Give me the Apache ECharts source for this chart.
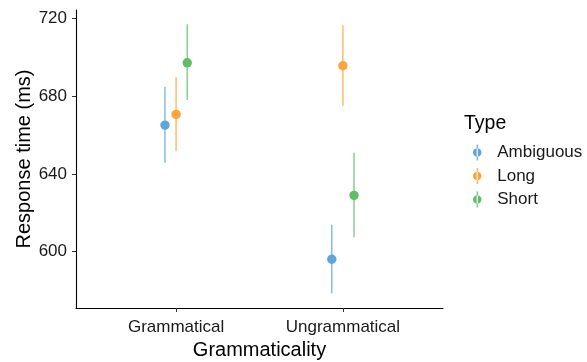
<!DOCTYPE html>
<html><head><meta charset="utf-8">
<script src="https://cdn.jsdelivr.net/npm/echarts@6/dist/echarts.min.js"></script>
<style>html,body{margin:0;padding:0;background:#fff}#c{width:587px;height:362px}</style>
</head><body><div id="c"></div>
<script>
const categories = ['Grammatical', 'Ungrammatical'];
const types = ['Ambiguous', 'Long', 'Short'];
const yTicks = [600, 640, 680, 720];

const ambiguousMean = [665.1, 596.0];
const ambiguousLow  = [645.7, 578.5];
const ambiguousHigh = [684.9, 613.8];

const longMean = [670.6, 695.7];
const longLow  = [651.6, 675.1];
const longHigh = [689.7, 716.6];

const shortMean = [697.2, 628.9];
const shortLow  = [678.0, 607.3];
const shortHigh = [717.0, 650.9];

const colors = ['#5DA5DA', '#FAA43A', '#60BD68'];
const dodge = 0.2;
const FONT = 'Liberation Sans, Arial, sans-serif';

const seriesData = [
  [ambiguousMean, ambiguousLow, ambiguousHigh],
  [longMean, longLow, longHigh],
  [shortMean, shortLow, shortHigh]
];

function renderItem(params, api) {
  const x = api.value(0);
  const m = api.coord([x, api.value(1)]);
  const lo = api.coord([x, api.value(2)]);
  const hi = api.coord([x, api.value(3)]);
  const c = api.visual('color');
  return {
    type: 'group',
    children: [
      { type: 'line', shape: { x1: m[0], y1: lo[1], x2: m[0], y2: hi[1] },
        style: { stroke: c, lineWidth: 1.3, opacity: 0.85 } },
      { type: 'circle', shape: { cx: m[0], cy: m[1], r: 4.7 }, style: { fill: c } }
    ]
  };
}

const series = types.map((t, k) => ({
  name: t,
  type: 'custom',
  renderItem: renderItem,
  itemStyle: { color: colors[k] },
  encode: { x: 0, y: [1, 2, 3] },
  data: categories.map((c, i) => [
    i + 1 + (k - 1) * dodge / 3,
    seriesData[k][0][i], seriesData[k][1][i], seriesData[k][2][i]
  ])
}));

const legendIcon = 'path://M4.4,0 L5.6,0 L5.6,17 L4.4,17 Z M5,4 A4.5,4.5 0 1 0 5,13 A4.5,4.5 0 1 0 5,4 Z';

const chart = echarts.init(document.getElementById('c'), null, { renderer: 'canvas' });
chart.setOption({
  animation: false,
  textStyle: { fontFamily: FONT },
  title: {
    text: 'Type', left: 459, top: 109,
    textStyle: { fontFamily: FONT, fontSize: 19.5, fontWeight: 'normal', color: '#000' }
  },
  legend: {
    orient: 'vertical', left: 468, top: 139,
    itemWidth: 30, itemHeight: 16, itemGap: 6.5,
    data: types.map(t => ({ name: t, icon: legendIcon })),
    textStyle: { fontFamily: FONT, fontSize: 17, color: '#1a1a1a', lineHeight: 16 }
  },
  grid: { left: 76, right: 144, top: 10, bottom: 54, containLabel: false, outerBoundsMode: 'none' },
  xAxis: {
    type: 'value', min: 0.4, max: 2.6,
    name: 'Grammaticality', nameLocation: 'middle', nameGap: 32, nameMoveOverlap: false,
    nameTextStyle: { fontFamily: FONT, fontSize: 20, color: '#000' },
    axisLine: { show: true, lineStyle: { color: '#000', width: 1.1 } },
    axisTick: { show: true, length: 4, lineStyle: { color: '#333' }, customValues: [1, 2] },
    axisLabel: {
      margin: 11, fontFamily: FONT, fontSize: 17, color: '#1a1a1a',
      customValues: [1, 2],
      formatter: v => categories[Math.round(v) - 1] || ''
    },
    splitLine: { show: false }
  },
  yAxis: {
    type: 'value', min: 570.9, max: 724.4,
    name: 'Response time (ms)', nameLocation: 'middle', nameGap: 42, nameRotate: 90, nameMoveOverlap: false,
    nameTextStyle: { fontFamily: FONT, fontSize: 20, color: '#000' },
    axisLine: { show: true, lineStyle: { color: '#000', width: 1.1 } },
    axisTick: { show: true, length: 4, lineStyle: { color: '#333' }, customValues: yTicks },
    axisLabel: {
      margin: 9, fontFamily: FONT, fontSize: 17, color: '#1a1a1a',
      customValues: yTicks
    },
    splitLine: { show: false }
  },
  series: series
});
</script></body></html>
·····
_Set exercise:_ Everything from the first line of the listing above through the line that contains "const shortHigh = [717.0, 650.9];" is to be restated word for word, minus the pictures.

_Result of this task:_
Give me the Apache ECharts source for this chart.
<!DOCTYPE html>
<html><head><meta charset="utf-8">
<script src="https://cdn.jsdelivr.net/npm/echarts@6/dist/echarts.min.js"></script>
<style>html,body{margin:0;padding:0;background:#fff}#c{width:587px;height:362px}</style>
</head><body><div id="c"></div>
<script>
const categories = ['Grammatical', 'Ungrammatical'];
const types = ['Ambiguous', 'Long', 'Short'];
const yTicks = [600, 640, 680, 720];

const ambiguousMean = [665.1, 596.0];
const ambiguousLow  = [645.7, 578.5];
const ambiguousHigh = [684.9, 613.8];

const longMean = [670.6, 695.7];
const longLow  = [651.6, 675.1];
const longHigh = [689.7, 716.6];

const shortMean = [697.2, 628.9];
const shortLow  = [678.0, 607.3];
const shortHigh = [717.0, 650.9];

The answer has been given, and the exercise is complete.